While it is true that the fertility rate goes down with increasing wealth, this may only be true up to some point. With wealth increasing even further the fertility rate seems to start rising again. Whether it crosses the replacement rate again is up for debate. See the chart on the Wikipedia article for income and fertility [1] for an illustration.
As it stands now the EU has more deaths than births every year for the foreseeable future. When birthrates have been below replacement level for over 30 years it would take a massive baby boom to right the pyramid, but what good would that do? We don't need the population we used to and those babies wouldn't be productive for at least 20 years and as it stands now many of them would be as much of a drain on the state as the retired
I am not arguing that population growth would be a good thing, the population growth rate has to become essentially zero at some point. A constant plus or minus one percent per year means extinction within less than 2000 years. Overpopulation will resolve itself by starvation or resource wars, underpopulation seems actually more dangerous in the long run. But I am relatively sure that we will manage to avoid extinction due to a bad fertility rate.
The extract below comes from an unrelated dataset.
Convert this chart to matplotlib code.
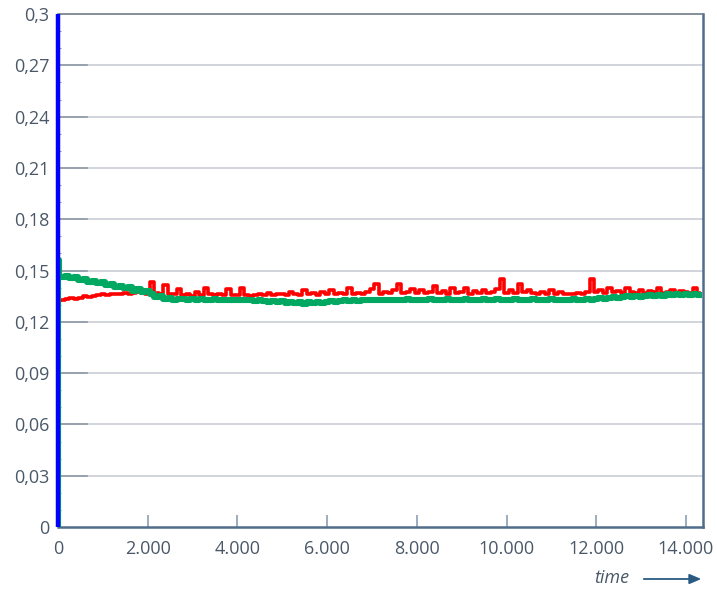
import numpy as np
import matplotlib.pyplot as plt
from matplotlib.patches import FancyArrowPatch
from matplotlib.ticker import MultipleLocator

# tiempo de muestreo: cada 100 unidades, 0 .. 14300
t = np.arange(0, 14400, 100)

red_v = [
    0.132, 0.133, 0.1335, 0.134, 0.1335, 0.134, 0.135, 0.1345, 0.135, 0.1355,
    0.136, 0.1355, 0.136, 0.1365, 0.136, 0.137, 0.1365, 0.137, 0.1375, 0.137,
    0.1365, 0.143, 0.137, 0.136, 0.1415, 0.1365, 0.136, 0.139, 0.1355, 0.136,
    0.135, 0.1375, 0.1355, 0.140, 0.136, 0.1355, 0.1365, 0.1355, 0.139, 0.1355,
    0.1355, 0.140, 0.1355, 0.135, 0.1355, 0.136, 0.1355, 0.137, 0.1355, 0.136,
    0.1365, 0.1355, 0.1375, 0.136, 0.1355, 0.1385, 0.136, 0.137, 0.1355, 0.1375,
    0.136, 0.1385, 0.1365, 0.137, 0.136, 0.1395, 0.1365, 0.137, 0.1365, 0.1375,
    0.139, 0.142, 0.1365, 0.1375, 0.137, 0.1385, 0.142, 0.137, 0.1375, 0.139,
    0.137, 0.1385, 0.137, 0.1375, 0.141, 0.137, 0.138, 0.1365, 0.1395, 0.137,
    0.1375, 0.140, 0.1365, 0.138, 0.137, 0.1385, 0.137, 0.1375, 0.139, 0.145,
    0.137, 0.1385, 0.137, 0.142, 0.1375, 0.1385, 0.137, 0.1365, 0.1375, 0.136,
    0.1385, 0.136, 0.1375, 0.136, 0.1365, 0.136, 0.137, 0.1365, 0.1375, 0.145,
    0.1375, 0.1385, 0.137, 0.1395, 0.1375, 0.138, 0.137, 0.1395, 0.1375, 0.137,
    0.1385, 0.137, 0.138, 0.1375, 0.1395, 0.137, 0.1375, 0.1385, 0.1365, 0.138,
    0.1375, 0.137, 0.1395, 0.137,
]

green_v = [
    0.147, 0.146, 0.1465, 0.1455, 0.146, 0.1445, 0.145, 0.1435, 0.144, 0.1425,
    0.143, 0.1415, 0.142, 0.1405, 0.141, 0.1395, 0.1405, 0.138, 0.139, 0.1375,
    0.138, 0.136, 0.1345, 0.135, 0.1335, 0.134, 0.133, 0.1335, 0.1335, 0.133,
    0.1335, 0.133, 0.1335, 0.133, 0.1325, 0.1335, 0.133, 0.1325, 0.133, 0.1325,
    0.133, 0.1325, 0.133, 0.1325, 0.132, 0.1325, 0.132, 0.1315, 0.132, 0.1315,
    0.132, 0.131, 0.1315, 0.131, 0.1315, 0.1305, 0.1315, 0.131, 0.1315, 0.131,
    0.1315, 0.132, 0.1315, 0.132, 0.1325, 0.132, 0.1325, 0.132, 0.1325, 0.133,
    0.1325, 0.133, 0.1325, 0.133, 0.1325, 0.133, 0.1325, 0.133, 0.1335, 0.133,
    0.133, 0.1325, 0.133, 0.1335, 0.133, 0.1325, 0.133, 0.1335, 0.133, 0.1325,
    0.133, 0.1335, 0.133, 0.1325, 0.133, 0.1335, 0.133, 0.133, 0.1335, 0.133,
    0.1325, 0.133, 0.1335, 0.133, 0.1325, 0.133, 0.1335, 0.133, 0.1325, 0.133,
    0.1335, 0.133, 0.1325, 0.133, 0.133, 0.1335, 0.133, 0.1325, 0.1335, 0.133,
    0.1335, 0.134, 0.1335, 0.134, 0.1345, 0.134, 0.1345, 0.135, 0.1345, 0.135,
    0.1345, 0.135, 0.1355, 0.135, 0.1355, 0.135, 0.136, 0.1355, 0.136, 0.1355,
    0.136, 0.1355, 0.136, 0.1355,
]

# arranque en t=0 (subida vertical)
green_start_t = [0, 0, 30]
green_start_v = [0.0, 0.156, 0.148]
red_start_t = [0]
red_start_v = [0.127]
blue_t = [0, 0]
blue_v = [0.0, 0.3]

yticks = [0, 0.03, 0.06, 0.09, 0.12, 0.15, 0.18, 0.21, 0.24, 0.27, 0.3]
ylabels = ["0", "0,03", "0,06", "0,09", "0,12", "0,15", "0,18", "0,21", "0,24", "0,27", "0,3"]
xticks = [0, 2000, 4000, 6000, 8000, 10000, 12000, 14000]
xlabels = ["0", "2.000", "4.000", "6.000", "8.000", "10.000", "12.000", "14.000"]

TXT = "#4a5868"
AX = "#4f6d8a"

plt.rcParams["font.family"] = ["Open Sans", "DejaVu Sans"]
fig = plt.figure(figsize=(7.17, 5.89), dpi=100)
ax = fig.add_axes([58/717, 62/589, 645/717, 513/589])

gx = list(green_start_t) + list(t)
gy = list(green_start_v) + list(green_v)
rx = list(red_start_t) + list(t)
ry = list(red_start_v) + list(red_v)

ax.plot(rx, ry, color="#ff0000", lw=2.6, zorder=3, drawstyle="steps-mid")
ax.plot(gx, gy, color="#00a862", lw=4.4, zorder=4, drawstyle="steps-mid")
ax.plot(blue_t, blue_v, color="#0000ff", lw=3.2, zorder=5,
        solid_capstyle="butt", clip_on=False)

ax.set_xlim(0, 14380)
ax.set_ylim(0, 0.3)
ax.set_yticks(yticks)
ax.set_yticklabels(ylabels)
ax.set_xticks(xticks)
ax.set_xticklabels(xlabels)
ax.yaxis.set_minor_locator(MultipleLocator(0.01))

for y in yticks[1:-1]:
    ax.axhline(y, color="#c9ced6", lw=1.2, zorder=1)
    ax.plot([0, 650], [y, y], color="#8d99a6", lw=1.2, zorder=1)

ax.tick_params(axis="y", which="major", direction="in", length=0, labelsize=13,
               labelcolor=TXT, pad=6)
ax.tick_params(axis="y", which="minor", direction="in", length=2.5, color="#8a98a8", width=0.8)
ax.tick_params(axis="x", which="major", direction="in", length=9, color="#8aa0b4",
               width=1.2, labelsize=13, labelcolor=TXT, pad=9)

ax.spines["left"].set_visible(False)
ax.spines["top"].set_color("#6e7b88")
ax.spines["top"].set_linewidth(1.2)
ax.spines["bottom"].set_color(AX)
ax.spines["bottom"].set_linewidth(1.8)
ax.spines["right"].set_color(AX)
ax.spines["right"].set_linewidth(1.8)

fig.text(629/717, 1 - 578/589, "time", style="italic", fontsize=13, color=TXT,
         ha="right", va="center")
fig.add_artist(FancyArrowPatch(
    (641/717, 1 - 579/589), (704/717, 1 - 579/589), transform=fig.transFigure,
    arrowstyle="-|>,head_length=7,head_width=3", color="#2a5a82", lw=1.3))

fig.savefig("out.png", dpi=100)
And the population structure will probably become something like a rectangle then, almost everybody becomes 80 or 90 or whatever and dies within a relative narrow window. Setting aside radical changes like getting hit by an asteroid or discovering the key to eternal life.
I really only wanted to point out that it is not absolutely certain that increasing wealth surely leads to a decreasing population. If all work is done by robots and nobody is at risk of a shortage of good and services, what would people compel not to spend some of their years raising three children?